Loving and Being Loved

SOMETIMES in the daily pressure of doing all of the myriad things we have to do, we forget to think about the love that God has for us. We may feel we aren't doing enough for our families or in other areas of our lives. And maybe we could do more. But we shouldn't let the things we haven't done outweigh our certainty of being loved or blind us to the things we have accomplished. This is discouraging, and it tends to keep us from seeing what our lives are really all about. Christ Jesus best understood the nature of life and the tremendous impact that one life can have. He knew that as we understand our relationship to God, our lives are transformed. And he devoted himself to proving this spiritual fact to the world.

A profound part of our relationship to God is love. The Bible tells us that God is Love and shows us how big a difference God's love can make. To me, one of the most beautiful expressions of this love is from the prophet Jeremiah. He says, ``The Lord hath appeared of old unto me, saying, Yea, I have loved thee with an everlasting love: therefore with lovingkindness have I drawn thee.''1

That thought of God loving me with an everlasting love has helped me more than once when I have been feeling like the last person in the world worth loving. Everlasting. What a thought! That God could love each of us always, no matter what. Nothing can separate us from this everlasting love.
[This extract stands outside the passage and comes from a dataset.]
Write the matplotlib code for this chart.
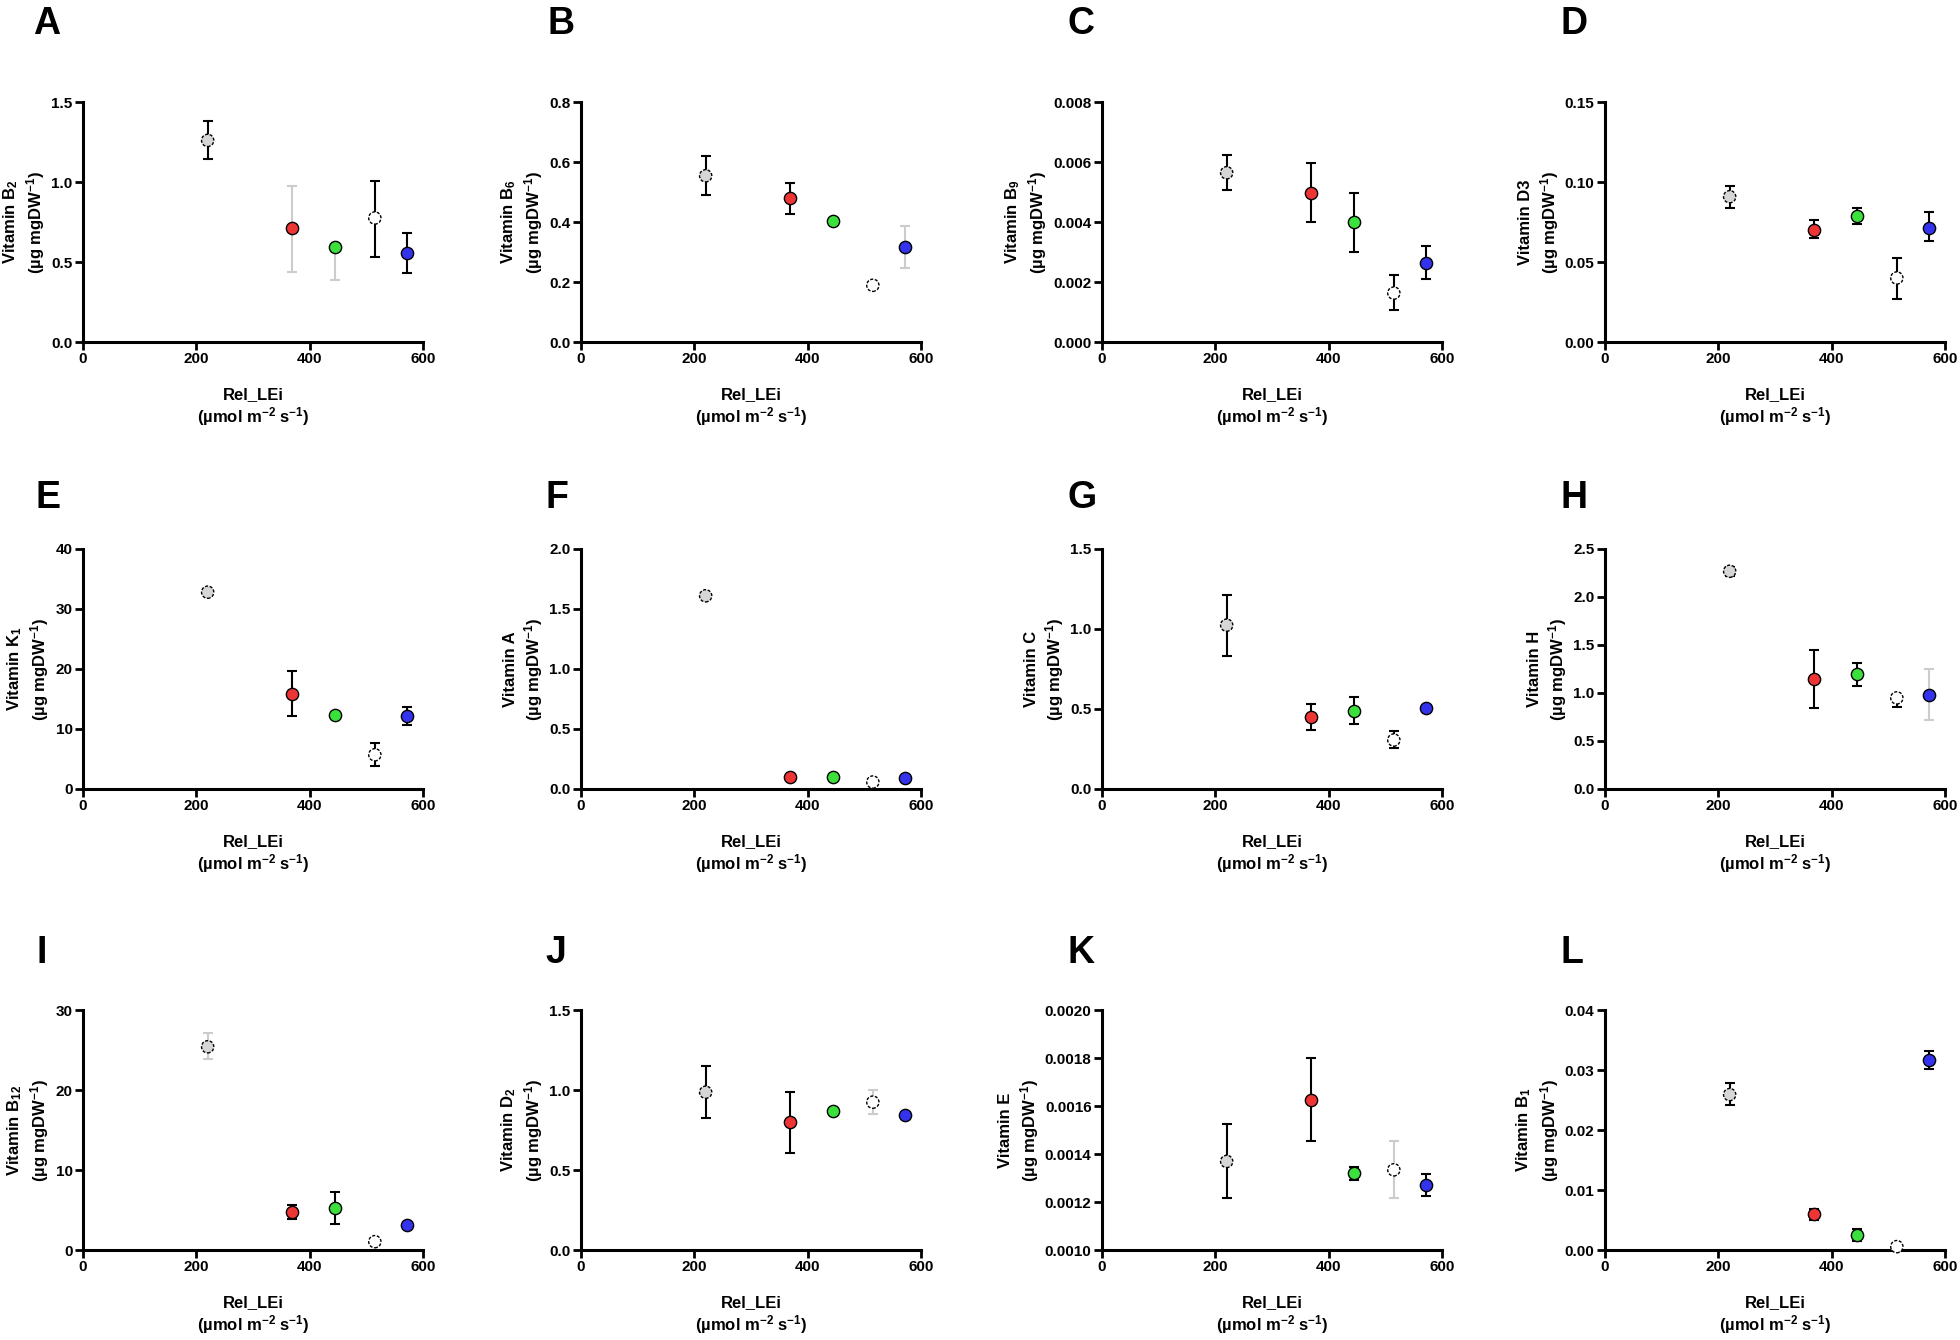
import numpy as np
import matplotlib
matplotlib.use("Agg")
import matplotlib.pyplot as plt

plt.rcParams['font.family'] = ['Liberation Sans', 'DejaVu Sans']
plt.rcParams['font.weight'] = 'bold'
plt.rcParams['mathtext.default'] = 'regular'
plt.rcParams['axes.unicode_minus'] = False

# x positions (Rel_LEi, umol m-2 s-1) shared by every panel
rel_lei = [220, 368, 445, 515, 572]
fills = ['#d6d6d6', '#ee3535', '#3ce03c', '#ffffff', '#3333ee']
dashed = [True, False, False, True, False]

# panel letters and y labels
letters = ['A', 'B', 'C', 'D', 'E', 'F', 'G', 'H', 'I', 'J', 'K', 'L']
vit_names = ['Vitamin B$_2$', 'Vitamin B$_6$', 'Vitamin B$_9$', 'Vitamin D3',
             'Vitamin K$_1$', 'Vitamin A', 'Vitamin C', 'Vitamin H',
             'Vitamin B$_{12}$', 'Vitamin D$_2$', 'Vitamin E', 'Vitamin B$_1$']

# means, error bar lower/upper ends (None = no bar visible)
b2 = [1.26, 0.71, 0.594, 0.775, 0.556]
b2_lo = [1.146, 0.44, 0.39, 0.533, 0.43]
b2_hi = [1.383, 0.977, None, 1.004, 0.68]

b6 = [0.554, 0.479, 0.404, 0.189, 0.316]
b6_lo = [0.491, 0.426, None, None, 0.246]
b6_hi = [0.621, 0.531, None, None, 0.386]

b9 = [0.00564, 0.00497, 0.00399, 0.00163, 0.00264]
b9_lo = [0.00506, 0.0040, 0.0030, 0.00108, 0.00209]
b9_hi = [0.00622, 0.00596, 0.00497, 0.00223, 0.00319]

d3 = [0.0908, 0.0702, 0.079, 0.040, 0.0715]
d3_lo = [0.0838, 0.0648, 0.074, 0.0271, 0.0631]
d3_hi = [0.0977, 0.0763, 0.0838, 0.0525, 0.081]

k1 = [32.8, 15.8, 12.4, 5.7, 12.2]
k1_lo = [None, 12.15, None, 3.88, 10.65]
k1_hi = [None, 19.7, None, 7.65, 13.65]

vit_a = [1.61, 0.10, 0.10, 0.058, 0.092]
vit_a_lo = [None, None, None, None, None]
vit_a_hi = [None, None, None, None, None]

vit_c = [1.024, 0.449, 0.489, 0.306, 0.505]
vit_c_lo = [0.832, 0.37, 0.408, 0.256, None]
vit_c_hi = [1.21, 0.532, 0.576, 0.36, None]

vit_h = [2.268, 1.15, 1.195, 0.949, 0.983]
vit_h_lo = [2.216, 0.841, 1.073, 0.855, 0.72]
vit_h_hi = [2.313, 1.45, 1.309, None, 1.246]

b12 = [25.4, 4.72, 5.22, 1.04, 3.13]
b12_lo = [23.9, 3.84, 3.3, None, None]
b12_hi = [27.07, 5.68, 7.23, None, None]

d2 = [0.986, 0.798, 0.869, 0.924, 0.842]
d2_lo = [0.823, 0.606, None, 0.852, None]
d2_hi = [1.147, 0.986, None, 0.997, None]

vit_e = [0.001369, 0.001625, 0.001319, 0.001334, 0.001269]
vit_e_lo = [0.001216, 0.001454, 0.001292, 0.001216, 0.001223]
vit_e_hi = [0.001525, 0.001801, 0.001345, 0.001455, 0.001316]

b1 = [0.0259, 0.00594, 0.00256, 0.00056, 0.0316]
b1_lo = [0.0241, 0.0050, 0.0015, None, 0.0301]
b1_hi = [0.0279, 0.00689, 0.00356, None, 0.0331]

means = [b2, b6, b9, d3, k1, vit_a, vit_c, vit_h, b12, d2, vit_e, b1]
lows = [b2_lo, b6_lo, b9_lo, d3_lo, k1_lo, vit_a_lo, vit_c_lo, vit_h_lo,
        b12_lo, d2_lo, vit_e_lo, b1_lo]
highs = [b2_hi, b6_hi, b9_hi, d3_hi, k1_hi, vit_a_hi, vit_c_hi, vit_h_hi,
         b12_hi, d2_hi, vit_e_hi, b1_hi]

# error bar colours (some bars in the original are light grey)
bk, lg = 'black', '#cccccc'
bar_colors = [[bk, lg, lg, bk, bk], [bk, bk, bk, bk, lg], [bk] * 5, [bk] * 5,
              [bk] * 5, [bk] * 5, [bk] * 5, [bk, bk, bk, bk, lg],
              [lg, bk, bk, bk, bk], [bk, bk, bk, lg, bk], [bk, bk, bk, lg, bk],
              [bk] * 5]

# y axis ranges, tick steps and number formats
y_min = [0, 0, 0, 0, 0, 0, 0, 0, 0, 0, 0.0010, 0]
y_max = [1.5, 0.8, 0.008, 0.15, 40, 2.0, 1.5, 2.5, 30, 1.5, 0.0020, 0.04]
y_step = [0.5, 0.2, 0.002, 0.05, 10, 0.5, 0.5, 0.5, 10, 0.5, 0.0002, 0.01]
y_fmt = ['%.1f', '%.1f', '%.3f', '%.2f', '%d', '%.1f', '%.1f', '%.1f', '%d',
         '%.1f', '%.4f', '%.2f']

W, H = 1960, 1340
fig = plt.figure(figsize=(W / 100, H / 100), dpi=100)

col_left = [83, 581, 1102, 1605]
row_bottom = [342, 789, 1250]
letter_left = [[33, 547, 1067, 1560], [35, 545, 1067, 1560], [36, 545, 1067, 1560]]
letter_base = [34, 508, 963]
ax_w, ax_h = 340, 240

for i in range(12):
    r, c = divmod(i, 4)
    ax = fig.add_axes([col_left[c] / W, 1 - row_bottom[r] / H, ax_w / W, ax_h / H])

    y = np.array(means[i], dtype=float)
    for j in range(5):
        lo, hi = lows[i][j], highs[i][j]
        if lo is None and hi is None:
            continue
        e_lo = 0 if lo is None else y[j] - lo
        e_hi = 0 if hi is None else hi - y[j]
        ax.errorbar(rel_lei[j], y[j], yerr=[[e_lo], [e_hi]], fmt='none',
                    ecolor=bar_colors[i][j], elinewidth=1.5, capsize=3.8,
                    capthick=1.5, zorder=2, clip_on=False)
    for j in range(5):
        ax.scatter(rel_lei[j], y[j], s=78, c=fills[j], edgecolors='black',
                   linewidths=1.0, zorder=3, clip_on=False,
                   linestyle=(0, (2.2, 1.2)) if dashed[j] else '-')

    ax.set_xlim(0, 600)
    ax.set_ylim(y_min[i], y_max[i])
    ax.set_xticks([0, 200, 400, 600])
    ticks = np.arange(y_min[i], y_max[i] + y_step[i] / 2, y_step[i])
    ax.set_yticks(ticks)
    ax.set_yticklabels([y_fmt[i] % t for t in ticks])
    for s in ['top', 'right']:
        ax.spines[s].set_visible(False)
    for s in ['left', 'bottom']:
        ax.spines[s].set_linewidth(2.2)
    ax.tick_params(width=2.0, length=5.5, labelsize=11, pad=2)
    for lab in ax.get_xticklabels() + ax.get_yticklabels():
        lab.set_fontweight('bold')

    ax.set_xlabel('Rel_LEi\n(µmol m$^{-2}$ s$^{-1}$)', fontsize=12,
                  fontweight='bold', labelpad=15, linespacing=1.15)
    ax.set_ylabel(vit_names[i] + '\n(µg mgDW$^{-1}$)', fontsize=12,
                  fontweight='bold', labelpad=3, linespacing=1.25)

    fig.text(letter_left[r][c] / W, 1 - letter_base[r] / H, letters[i],
             fontsize=27, fontweight='bold', va='baseline', ha='left')

fig.savefig('out.png', dpi=100, facecolor='white')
But God's love, isn't a giant version of human love. To be everlasting, His love can't be petty or shortsighted or changeable. And as Jesus taught, we are inseparable from God, from divine Love. This means that as His children, it is natural for us to love each other and also to love God. In fact, as God's offspring we reflect Love because we are made in His likeness. As Mary Baker Eddy, the Discoverer and Founder of Christian Science, writes in Science and Health with Key to the Scriptures, ``Man is idea, the image, of Love; he is not physique.''2

This knowledge that the nature of our being is to love doesn't just help us feel better about ourselves. It actually heals us of sorrow, of sin, and of other troubles. This healing occurs because divine Love shows us that we are not mortal entities, doomed to limited, insignificant lives. Love reveals our true, spiritual nature and enables us to live in accord with it. To do this we need to pray to see that nothing can ever separate us from divine Love.

We also need to watch our thoughts and acts to be sure that we are doing our best to live in harmony with God and the good in humanity. While we might not always succeed, our efforts to live closer to Christ Jesus' example will show us that God's love for us is everlasting. Sometimes this feeling of being loved takes form as loving relationships with other people. Sometimes it doesn't. In my own life, I have had occasions when in times of loneliness or sorrow I was alone with God. And His love sustained me. At other times, I have prayed and quite unexpectedly found new friends.

The most important part of knowing God's love is to make a stronger effort to love more ourselves and to understand that this love has a spiritual, not a material basis. Then we can reach out to others in love. It is our nature to love because we are children of God. As we exercise this spiritual nature, we begin to love more spontaneously and consistently. Each step of the way we will be learning that we are indeed worthy of God's everlasting love.

1Jeremiah 31:3. 2Science and Health, p. 475.